The Components of GP2’s Third Data Release
In October 2022, GP2 announced the third data release on the Terra platform in collaboration with AMP® PD. This release is packed full of new data and resources and includes almost twice as many samples as the previous release.
This release includes 6,330 additional new complex disease participants, adding to the previous releases from the Complex and Monogenic Networks. The complex disease data now consists of a total of 14,902 genotyped participants (8,190 PD; 6,712 non-PD). New cohorts to this release are:
- The Australian Parkinson’s Genetics Study (APGS)
- The Fox Investigation for New Discovery of Biomarkers (BioFIND), an observational clinical study of PD
- Participating sites from The Black and African American Connections to Parkinson’s Disease (BLAACPD-KPM, BLAACPD-RUSH, BLAACPD-UAB, BLAACPD-UC), a PD cohort of Black and African American individuals
- Koc University GP2 Cohort (KOC), a Turkey-based cohort
- The LRRK2 Cohort Consortium (LCC), a PD cohort of LRRK2 mutation carriers
- Movement Disorders Genotypes and Phenotypes – King’s College London (MDGAP-KINGS), a UK-based brain bank
- New Zealand Parkinson’s Programme (NZP3)
- Parkinson’s Genes and Environment Study (PAGE)
- The Parkinson’s Progression Markers Initiative (PPMI)
- Systemic Synuclein Sampling Study (S4), a PD biomarker study of alpha-synuclein
Genetically-determined ancestry of complex disease GP2 participants is broken into ten ancestry groups (the nine groups below plus a small number of Finnish Europeans); the table below details the genetically-determined ancestry of complex disease participants in this release have passed quality control and been imputed.

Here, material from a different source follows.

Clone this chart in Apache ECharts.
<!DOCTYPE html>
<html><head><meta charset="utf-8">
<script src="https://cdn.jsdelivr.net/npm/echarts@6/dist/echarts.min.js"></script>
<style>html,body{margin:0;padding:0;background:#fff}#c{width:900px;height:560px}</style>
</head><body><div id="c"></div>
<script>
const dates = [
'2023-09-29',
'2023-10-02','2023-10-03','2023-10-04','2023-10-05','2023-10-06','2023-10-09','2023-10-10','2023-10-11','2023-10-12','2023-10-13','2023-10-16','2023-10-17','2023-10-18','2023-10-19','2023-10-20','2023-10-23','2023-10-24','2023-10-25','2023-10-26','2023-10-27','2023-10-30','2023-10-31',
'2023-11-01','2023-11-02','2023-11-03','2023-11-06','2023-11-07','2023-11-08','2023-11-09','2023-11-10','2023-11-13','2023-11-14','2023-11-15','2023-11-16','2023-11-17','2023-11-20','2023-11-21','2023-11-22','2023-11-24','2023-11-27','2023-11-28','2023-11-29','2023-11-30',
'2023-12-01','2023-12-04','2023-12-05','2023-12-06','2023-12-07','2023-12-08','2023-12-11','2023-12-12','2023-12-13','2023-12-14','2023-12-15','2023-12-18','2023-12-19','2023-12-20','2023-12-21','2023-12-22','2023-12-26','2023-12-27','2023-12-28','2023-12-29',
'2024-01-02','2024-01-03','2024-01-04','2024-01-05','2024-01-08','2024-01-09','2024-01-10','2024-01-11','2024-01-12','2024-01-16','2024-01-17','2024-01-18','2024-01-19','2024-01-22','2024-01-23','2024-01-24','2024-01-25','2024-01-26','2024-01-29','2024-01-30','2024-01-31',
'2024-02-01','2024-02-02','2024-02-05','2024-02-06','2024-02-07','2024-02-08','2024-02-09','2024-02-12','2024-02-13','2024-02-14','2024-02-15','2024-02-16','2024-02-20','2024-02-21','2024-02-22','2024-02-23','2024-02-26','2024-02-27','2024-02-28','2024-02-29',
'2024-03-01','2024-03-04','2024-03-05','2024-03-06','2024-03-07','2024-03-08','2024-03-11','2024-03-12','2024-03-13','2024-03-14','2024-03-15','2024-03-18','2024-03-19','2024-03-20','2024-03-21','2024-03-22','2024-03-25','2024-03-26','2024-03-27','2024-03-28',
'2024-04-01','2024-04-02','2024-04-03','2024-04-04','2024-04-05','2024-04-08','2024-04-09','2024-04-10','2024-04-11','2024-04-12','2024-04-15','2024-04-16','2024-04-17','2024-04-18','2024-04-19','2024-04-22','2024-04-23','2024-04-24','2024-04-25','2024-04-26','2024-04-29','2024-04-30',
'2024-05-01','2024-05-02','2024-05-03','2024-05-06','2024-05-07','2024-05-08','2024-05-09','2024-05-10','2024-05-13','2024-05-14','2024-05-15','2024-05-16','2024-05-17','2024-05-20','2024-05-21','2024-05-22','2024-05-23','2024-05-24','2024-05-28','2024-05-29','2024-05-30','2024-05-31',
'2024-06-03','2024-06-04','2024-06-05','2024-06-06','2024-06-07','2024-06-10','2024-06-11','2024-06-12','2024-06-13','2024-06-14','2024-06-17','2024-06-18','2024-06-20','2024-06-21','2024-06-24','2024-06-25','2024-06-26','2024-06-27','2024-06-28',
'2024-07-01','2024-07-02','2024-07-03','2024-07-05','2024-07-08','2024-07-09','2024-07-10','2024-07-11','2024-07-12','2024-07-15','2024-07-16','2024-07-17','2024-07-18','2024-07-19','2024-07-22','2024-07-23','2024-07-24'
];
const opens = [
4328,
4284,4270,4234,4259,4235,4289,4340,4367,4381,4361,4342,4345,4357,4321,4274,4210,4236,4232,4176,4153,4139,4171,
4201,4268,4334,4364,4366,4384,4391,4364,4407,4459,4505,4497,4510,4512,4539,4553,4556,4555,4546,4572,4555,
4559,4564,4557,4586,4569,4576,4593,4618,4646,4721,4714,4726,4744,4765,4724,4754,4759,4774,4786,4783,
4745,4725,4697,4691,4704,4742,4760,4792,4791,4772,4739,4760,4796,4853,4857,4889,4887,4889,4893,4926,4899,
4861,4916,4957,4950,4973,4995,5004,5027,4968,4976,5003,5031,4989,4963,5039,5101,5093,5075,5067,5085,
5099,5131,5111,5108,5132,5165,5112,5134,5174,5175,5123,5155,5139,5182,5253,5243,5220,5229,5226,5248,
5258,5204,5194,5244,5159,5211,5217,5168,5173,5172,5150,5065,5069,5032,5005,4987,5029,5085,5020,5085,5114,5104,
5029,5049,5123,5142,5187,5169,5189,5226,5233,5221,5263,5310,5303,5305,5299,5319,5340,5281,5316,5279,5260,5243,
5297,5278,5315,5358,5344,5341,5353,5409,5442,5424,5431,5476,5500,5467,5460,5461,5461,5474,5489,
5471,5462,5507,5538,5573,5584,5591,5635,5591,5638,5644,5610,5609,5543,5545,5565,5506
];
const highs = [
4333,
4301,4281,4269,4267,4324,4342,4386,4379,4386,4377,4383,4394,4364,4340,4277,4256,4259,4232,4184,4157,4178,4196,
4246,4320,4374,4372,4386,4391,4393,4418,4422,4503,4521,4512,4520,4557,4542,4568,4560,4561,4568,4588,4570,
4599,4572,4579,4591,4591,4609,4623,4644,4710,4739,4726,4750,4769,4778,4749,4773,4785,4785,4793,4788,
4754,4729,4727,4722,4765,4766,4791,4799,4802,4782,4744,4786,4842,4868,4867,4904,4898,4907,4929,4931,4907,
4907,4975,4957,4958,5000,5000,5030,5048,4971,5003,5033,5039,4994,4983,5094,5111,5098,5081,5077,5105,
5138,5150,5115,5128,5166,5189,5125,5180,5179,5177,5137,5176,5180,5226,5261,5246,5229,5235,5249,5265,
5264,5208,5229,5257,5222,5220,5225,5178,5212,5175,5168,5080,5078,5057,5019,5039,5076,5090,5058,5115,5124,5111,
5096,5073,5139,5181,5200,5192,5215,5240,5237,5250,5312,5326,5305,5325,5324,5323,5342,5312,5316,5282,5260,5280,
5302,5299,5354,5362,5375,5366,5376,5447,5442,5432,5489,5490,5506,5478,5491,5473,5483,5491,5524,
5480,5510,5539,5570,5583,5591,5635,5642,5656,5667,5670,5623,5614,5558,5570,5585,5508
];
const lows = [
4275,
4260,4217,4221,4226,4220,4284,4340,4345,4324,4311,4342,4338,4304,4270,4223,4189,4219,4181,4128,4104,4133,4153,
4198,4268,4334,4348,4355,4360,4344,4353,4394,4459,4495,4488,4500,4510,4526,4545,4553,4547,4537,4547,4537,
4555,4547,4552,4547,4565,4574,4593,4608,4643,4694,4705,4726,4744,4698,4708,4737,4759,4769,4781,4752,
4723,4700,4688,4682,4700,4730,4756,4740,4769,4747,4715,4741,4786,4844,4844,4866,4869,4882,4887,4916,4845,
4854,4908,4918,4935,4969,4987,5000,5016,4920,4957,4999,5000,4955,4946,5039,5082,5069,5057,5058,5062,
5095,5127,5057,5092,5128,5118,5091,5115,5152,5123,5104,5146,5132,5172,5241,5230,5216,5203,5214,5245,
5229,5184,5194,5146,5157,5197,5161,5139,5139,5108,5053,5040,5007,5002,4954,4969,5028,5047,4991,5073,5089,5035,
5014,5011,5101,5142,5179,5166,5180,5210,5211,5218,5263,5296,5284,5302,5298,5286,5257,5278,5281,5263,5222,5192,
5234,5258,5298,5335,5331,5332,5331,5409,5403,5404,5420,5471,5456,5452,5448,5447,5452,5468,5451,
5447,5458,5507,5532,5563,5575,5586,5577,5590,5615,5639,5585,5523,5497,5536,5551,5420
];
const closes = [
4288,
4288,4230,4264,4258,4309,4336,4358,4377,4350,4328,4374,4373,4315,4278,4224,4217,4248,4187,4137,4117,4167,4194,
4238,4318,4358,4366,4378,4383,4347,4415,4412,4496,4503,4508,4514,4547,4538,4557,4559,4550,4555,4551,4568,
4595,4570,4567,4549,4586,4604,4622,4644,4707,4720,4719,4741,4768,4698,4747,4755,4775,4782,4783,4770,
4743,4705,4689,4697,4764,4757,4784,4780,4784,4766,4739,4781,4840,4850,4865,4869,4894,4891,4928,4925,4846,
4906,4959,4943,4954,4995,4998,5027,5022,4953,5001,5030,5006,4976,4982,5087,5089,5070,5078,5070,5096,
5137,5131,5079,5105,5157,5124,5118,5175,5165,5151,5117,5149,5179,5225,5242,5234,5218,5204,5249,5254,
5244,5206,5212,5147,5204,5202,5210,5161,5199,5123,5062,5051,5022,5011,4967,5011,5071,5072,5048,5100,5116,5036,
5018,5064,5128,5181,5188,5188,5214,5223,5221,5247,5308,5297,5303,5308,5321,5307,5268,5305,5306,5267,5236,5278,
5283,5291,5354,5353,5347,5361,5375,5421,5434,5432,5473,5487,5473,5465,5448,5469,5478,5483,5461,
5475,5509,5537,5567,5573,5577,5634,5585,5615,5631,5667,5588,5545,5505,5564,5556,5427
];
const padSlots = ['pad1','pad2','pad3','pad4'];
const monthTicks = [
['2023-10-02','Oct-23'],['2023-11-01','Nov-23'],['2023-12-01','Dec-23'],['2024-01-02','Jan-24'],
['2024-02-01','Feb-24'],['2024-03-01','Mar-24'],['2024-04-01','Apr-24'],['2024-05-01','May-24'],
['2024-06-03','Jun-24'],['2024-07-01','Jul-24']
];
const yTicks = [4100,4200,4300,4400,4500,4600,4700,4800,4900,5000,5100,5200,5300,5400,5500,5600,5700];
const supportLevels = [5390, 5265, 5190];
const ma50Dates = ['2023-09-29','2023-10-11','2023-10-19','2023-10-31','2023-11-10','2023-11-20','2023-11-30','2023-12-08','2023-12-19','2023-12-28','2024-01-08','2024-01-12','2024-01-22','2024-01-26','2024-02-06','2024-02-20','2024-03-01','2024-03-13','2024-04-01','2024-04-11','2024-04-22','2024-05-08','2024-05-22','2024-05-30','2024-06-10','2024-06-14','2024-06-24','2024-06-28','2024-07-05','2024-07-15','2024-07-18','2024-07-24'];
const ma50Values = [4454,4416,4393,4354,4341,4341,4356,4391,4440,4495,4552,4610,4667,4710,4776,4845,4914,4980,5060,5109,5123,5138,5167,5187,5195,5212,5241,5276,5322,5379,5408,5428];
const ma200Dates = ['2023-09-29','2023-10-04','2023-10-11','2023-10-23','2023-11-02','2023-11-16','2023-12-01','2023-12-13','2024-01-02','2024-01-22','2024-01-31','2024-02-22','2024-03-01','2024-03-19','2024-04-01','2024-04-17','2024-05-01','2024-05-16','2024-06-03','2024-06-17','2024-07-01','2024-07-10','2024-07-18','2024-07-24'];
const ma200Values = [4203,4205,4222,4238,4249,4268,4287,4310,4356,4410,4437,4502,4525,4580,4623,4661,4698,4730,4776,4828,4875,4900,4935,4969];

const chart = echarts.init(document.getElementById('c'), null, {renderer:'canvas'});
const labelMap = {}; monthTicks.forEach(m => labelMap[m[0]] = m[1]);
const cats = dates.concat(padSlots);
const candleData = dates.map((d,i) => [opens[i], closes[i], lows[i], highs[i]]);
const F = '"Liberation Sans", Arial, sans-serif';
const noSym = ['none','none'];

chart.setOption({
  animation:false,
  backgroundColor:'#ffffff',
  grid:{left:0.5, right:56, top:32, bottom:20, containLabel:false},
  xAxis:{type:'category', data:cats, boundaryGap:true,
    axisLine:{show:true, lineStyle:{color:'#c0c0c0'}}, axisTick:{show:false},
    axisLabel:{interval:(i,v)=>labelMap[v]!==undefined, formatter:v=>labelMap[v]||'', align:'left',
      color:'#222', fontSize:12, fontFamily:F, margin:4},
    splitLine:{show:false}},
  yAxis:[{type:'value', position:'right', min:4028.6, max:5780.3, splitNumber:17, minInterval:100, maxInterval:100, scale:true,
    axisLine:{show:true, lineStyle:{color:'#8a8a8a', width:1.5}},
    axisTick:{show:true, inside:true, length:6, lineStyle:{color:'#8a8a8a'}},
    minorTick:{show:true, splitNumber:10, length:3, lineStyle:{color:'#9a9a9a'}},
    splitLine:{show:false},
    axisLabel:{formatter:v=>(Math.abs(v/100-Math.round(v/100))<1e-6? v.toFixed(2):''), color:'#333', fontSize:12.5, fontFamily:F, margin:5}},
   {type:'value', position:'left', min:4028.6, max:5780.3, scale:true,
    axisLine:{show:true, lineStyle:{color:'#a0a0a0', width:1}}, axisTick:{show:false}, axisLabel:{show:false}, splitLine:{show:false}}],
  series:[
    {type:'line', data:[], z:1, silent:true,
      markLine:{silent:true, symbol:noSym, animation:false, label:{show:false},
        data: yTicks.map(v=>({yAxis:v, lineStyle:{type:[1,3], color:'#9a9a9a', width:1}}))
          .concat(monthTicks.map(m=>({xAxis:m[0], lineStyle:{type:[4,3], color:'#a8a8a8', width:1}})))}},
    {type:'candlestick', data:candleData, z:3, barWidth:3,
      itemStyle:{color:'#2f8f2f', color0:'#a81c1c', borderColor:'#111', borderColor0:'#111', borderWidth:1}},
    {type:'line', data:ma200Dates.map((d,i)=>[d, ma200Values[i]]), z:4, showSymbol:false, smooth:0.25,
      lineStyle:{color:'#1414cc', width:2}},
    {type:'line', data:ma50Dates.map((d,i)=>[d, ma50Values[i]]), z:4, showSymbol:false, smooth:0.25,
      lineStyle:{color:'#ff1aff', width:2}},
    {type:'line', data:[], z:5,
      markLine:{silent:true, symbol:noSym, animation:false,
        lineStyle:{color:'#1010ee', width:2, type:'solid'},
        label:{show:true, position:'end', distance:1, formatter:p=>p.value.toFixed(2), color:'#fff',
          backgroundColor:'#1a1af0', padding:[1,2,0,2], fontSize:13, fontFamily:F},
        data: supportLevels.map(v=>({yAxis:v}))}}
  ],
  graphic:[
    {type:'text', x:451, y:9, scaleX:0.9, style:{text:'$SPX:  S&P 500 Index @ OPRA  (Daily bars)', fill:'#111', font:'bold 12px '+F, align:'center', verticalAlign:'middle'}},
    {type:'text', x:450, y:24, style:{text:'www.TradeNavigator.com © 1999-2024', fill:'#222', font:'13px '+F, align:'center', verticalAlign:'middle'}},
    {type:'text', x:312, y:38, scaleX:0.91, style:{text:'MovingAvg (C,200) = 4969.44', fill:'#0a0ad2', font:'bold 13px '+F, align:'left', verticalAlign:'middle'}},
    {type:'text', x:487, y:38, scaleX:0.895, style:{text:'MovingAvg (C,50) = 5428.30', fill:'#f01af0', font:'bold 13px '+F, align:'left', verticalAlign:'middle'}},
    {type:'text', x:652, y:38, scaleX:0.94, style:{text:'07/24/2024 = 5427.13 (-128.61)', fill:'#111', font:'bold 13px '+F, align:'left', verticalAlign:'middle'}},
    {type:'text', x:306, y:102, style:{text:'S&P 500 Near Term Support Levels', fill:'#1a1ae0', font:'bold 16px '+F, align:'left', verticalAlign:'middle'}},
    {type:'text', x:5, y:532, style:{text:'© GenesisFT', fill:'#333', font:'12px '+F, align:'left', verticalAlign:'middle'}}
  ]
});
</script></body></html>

These numbers include samples from previous releases that have been reclustered using the new cluster file and gone through quality control along with the newly genotyped and shared samples unique to this current release.
Future data releases will continue to grow the diversity of participants available. You can check out our dashboard to see our progress.
The primary deliverable of this dataset is including more samples with array-based and imputed genotype data plus additional clinical and genomic metadata. This data has been clustered using a custom GP2 genotype clustering file (available in the utils directories under both tier 1 and tier 2 data access). This cluster file is based on 2,793 samples across 6 ancestry groups representative of the diverse genetic ancestries comprising this GP2 data release as well as an enrichment of 420 Gaucher disease cases to better capture variants of interest in the GBA risk gene. The cluster file is also available for download via the GP2 GitHub repository if you would like to apply this to data outside of GP2.
We also have updated the copy number variant (CNV) calls for all genotyped samples passing quality control (gene-level plus 250kb flanking regions). CNV refers to variation in the number of times a certain stretch of DNA is repeated. This variation may have come about through deletions, insertions, or other events and can potentially provide more information about how structural variation affects disease risk. The pipeline used to produce the probabilistic CNV calls can be found on the GP2 Github. These results are stratified by genetic ancestries in the tier 2 access workspace. These probabilistic CNVs are a great starting point to prioritize samples carrying potential insertions, deletions or duplications in genes of interest for follow-up studies and further analyses.
More information on the structure of the complex disease genotype and clinical data is detailed in the blog post ‘The Components of GP2’s First Data Release’ as well as in the README that has been updated for this release and is available on the official GP2 Terra workspaces. The monogenic PD WGS data is also detailed in the same README. More monogenic WGS data will become available next release.
Preview of next release includes (targeting holiday season, calendar Q1-2023):
- More genotype data
- More WGS data
- More clinical metadata
- Updated analysis code and tools
- Additional summary statistics for risk and age at onset GWAS studies
This blog was authored by members of the Complex Disease – Data Analysis Working Group: Hampton Leonard, Mike Nalls, Dan Vitale and Mary Makarious; Matthew Korestsky from the National Institutes of Health; Kristin Levine from Data Tecnica International/National Institutes of Health; and Zih-Hua Fang and Peter Heutink, members of the Monogenic – Data Analysis Working Group.